Every single year since 2006, sales of probiotic supplements have shot up considerably, according to NBJ data. Take 2012, for instance, during which probiotics notched 27% growth over 2011. Even recession-plagued 2009 saw probiotic sales jump an impressive 24% in one year.

“This explosive growth tracks with probiotics moving mainstream,” said NBJ. “Fueled by an avalanche of microbiome research, more medical doctors and pharmacists are recommending probiotics for digestive health, and [with] the proliferation of products like Dannon’s heavily marketed Activia yogurt, probiotics have practically become a household term.”

Mellentin believes evolving microbiome science will also pave the way for other possible benefits for probiotics, including skin, heart, and brain health, as well as weight management.

 

 

Healthcare Impact of Probiotics

A recent study1 found that probiotics could reduce healthcare costs and the societal impact of flu-like infections across the U.S. The analysis considered the impact of generalized probiotic intake from a healthcare payer’s perspective in primary care, as well as in a broader societal setting by including productivity loss associated with flu-like respiratory tract infections (RTI).

The model accurately reproduced the U.S. population structure, the incidence pattern, and the risk factor prevalence over the study period. Two meta-analyses reported clinical benefits of probiotics, one showing a reduction of disease duration and the other both a decrease of disease incidence and duration.

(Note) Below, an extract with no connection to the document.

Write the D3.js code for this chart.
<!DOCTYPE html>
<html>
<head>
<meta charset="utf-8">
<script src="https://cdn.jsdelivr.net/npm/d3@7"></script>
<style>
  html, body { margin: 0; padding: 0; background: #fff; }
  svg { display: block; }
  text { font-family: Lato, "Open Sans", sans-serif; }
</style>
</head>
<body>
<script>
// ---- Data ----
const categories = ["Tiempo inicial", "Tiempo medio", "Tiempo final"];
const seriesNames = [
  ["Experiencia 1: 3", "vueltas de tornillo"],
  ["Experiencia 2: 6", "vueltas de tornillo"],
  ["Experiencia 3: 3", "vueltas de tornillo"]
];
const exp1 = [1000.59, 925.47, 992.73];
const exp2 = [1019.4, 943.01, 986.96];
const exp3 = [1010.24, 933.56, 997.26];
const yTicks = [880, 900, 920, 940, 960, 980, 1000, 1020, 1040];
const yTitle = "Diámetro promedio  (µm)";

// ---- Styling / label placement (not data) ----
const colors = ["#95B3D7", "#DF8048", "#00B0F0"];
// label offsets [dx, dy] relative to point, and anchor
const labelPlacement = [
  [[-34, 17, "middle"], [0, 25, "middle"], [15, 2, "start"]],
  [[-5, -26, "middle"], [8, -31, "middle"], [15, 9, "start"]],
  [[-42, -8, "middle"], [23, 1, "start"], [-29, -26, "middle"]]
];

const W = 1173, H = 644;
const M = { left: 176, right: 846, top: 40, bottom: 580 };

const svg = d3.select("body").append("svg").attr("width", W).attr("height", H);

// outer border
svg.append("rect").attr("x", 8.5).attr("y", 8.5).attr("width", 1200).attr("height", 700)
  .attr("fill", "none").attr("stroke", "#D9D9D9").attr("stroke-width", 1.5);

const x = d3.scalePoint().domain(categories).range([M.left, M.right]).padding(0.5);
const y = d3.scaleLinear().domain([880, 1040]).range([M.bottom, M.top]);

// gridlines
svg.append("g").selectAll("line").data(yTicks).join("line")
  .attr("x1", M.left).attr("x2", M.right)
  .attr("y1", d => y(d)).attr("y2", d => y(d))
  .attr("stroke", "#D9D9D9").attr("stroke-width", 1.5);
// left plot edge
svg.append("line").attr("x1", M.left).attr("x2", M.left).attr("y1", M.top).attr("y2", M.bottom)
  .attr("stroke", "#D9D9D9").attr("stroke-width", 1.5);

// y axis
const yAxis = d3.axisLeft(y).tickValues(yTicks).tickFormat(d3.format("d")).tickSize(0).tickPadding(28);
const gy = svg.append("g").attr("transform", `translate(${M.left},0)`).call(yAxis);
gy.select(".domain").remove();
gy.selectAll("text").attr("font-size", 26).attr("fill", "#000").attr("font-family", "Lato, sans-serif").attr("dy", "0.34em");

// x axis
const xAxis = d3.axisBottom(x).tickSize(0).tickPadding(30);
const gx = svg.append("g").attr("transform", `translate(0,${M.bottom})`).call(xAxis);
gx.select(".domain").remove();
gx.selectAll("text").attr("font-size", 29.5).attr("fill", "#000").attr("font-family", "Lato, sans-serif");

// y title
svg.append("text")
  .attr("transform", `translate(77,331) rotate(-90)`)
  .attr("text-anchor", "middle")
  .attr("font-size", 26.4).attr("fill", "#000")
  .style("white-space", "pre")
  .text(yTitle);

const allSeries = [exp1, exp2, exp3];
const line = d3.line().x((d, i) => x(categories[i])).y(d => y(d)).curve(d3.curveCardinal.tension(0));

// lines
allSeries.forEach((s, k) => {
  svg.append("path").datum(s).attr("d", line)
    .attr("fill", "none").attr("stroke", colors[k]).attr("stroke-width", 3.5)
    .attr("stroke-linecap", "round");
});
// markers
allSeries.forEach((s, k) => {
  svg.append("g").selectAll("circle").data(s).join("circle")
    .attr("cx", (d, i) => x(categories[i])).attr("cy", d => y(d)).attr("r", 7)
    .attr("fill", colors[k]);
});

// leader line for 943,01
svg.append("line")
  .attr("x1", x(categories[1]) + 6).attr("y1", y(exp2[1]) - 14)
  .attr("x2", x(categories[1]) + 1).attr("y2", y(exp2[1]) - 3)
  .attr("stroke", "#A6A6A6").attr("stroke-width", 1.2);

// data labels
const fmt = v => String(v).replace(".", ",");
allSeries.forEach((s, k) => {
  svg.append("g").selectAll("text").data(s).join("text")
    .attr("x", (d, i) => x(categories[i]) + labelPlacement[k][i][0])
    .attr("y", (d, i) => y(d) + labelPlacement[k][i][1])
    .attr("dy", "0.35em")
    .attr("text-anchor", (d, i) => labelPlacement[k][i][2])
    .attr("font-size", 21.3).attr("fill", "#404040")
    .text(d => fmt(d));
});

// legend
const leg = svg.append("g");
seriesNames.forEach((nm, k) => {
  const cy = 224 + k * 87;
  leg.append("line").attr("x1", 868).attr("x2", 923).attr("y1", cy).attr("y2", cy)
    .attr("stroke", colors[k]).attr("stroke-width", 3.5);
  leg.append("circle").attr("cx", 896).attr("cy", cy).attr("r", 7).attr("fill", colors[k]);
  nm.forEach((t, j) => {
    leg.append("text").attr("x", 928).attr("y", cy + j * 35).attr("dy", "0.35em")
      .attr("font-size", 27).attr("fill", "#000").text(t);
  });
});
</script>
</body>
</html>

While the changes are small at an individual level, when applied to the U.S. population, the health impact is sizable, ranging from an estimated 19-54 million eliminated RTI sick days, 1-2 million averted antibiotic courses, and 3.5-4 million avoided missed workdays, according to the York Health Economics Consortium (YHEC) scenario and the Cochrane scenario, respectively. The Cochrane scenario showed a higher overall impact on public health due to the fact that it considered both a shorter RTI duration and a reduced RTI incidence.

In terms of cost savings, the impact of avoided RTI events, translated to the U.S. population, represented a potential total amount of approximately $1.4 billion, of which $370 million represents savings for the healthcare payer.

 

Prebiotics: The Perfect Probiotic Partner

The prebiotic fiber inulin is having its moment in the sun thanks to strong consumer desire for less sugar, for more protein, and for products that support digestive wellness, according to Mellentin.

“Inulin has become a success as a natural sugar replacer, used in an ever-growing number of products, and its presence means that companies can also flag up the enhanced fiber content on the label,” he says.

Sales of breakfast cereals have suffered in recent years, both from the lower sugar and lower carb trends, but many brands are discovering that they can gain sales in a challenging market by using inulin to offer both a digestive wellness benefit and a low-sugar promise, “two of the biggest consumer growth trends,” Mellentin claims.

Troo Granola, for example, uses inulin syrup in its products because it serves both as a prebiotic fiber and a sweetener, giving a more appealing taste to consumers while keeping the sugar low.

“For companies who choose to use inulin in their brands for digestive benefits, a big plus is that it delivers a ‘feel-the benefit’ effect-one of the most compelling reasons for someone to keep buying a product and one of the biggest marketing advantages you can have,” says Mellentin.

“These benefits have caused demand for inulin to surge. The number of products launched that feature inulin doubled between 2012 and 2019,” he adds.

References:

  1. Lenoir-Wijnkoop I et al. “Probiotics reduce health care cost and societal impact of flu-like respiratory tract infections in the USA: An economic modeling study.” Frontiers in Pharmacology. Published online August 28, 2019.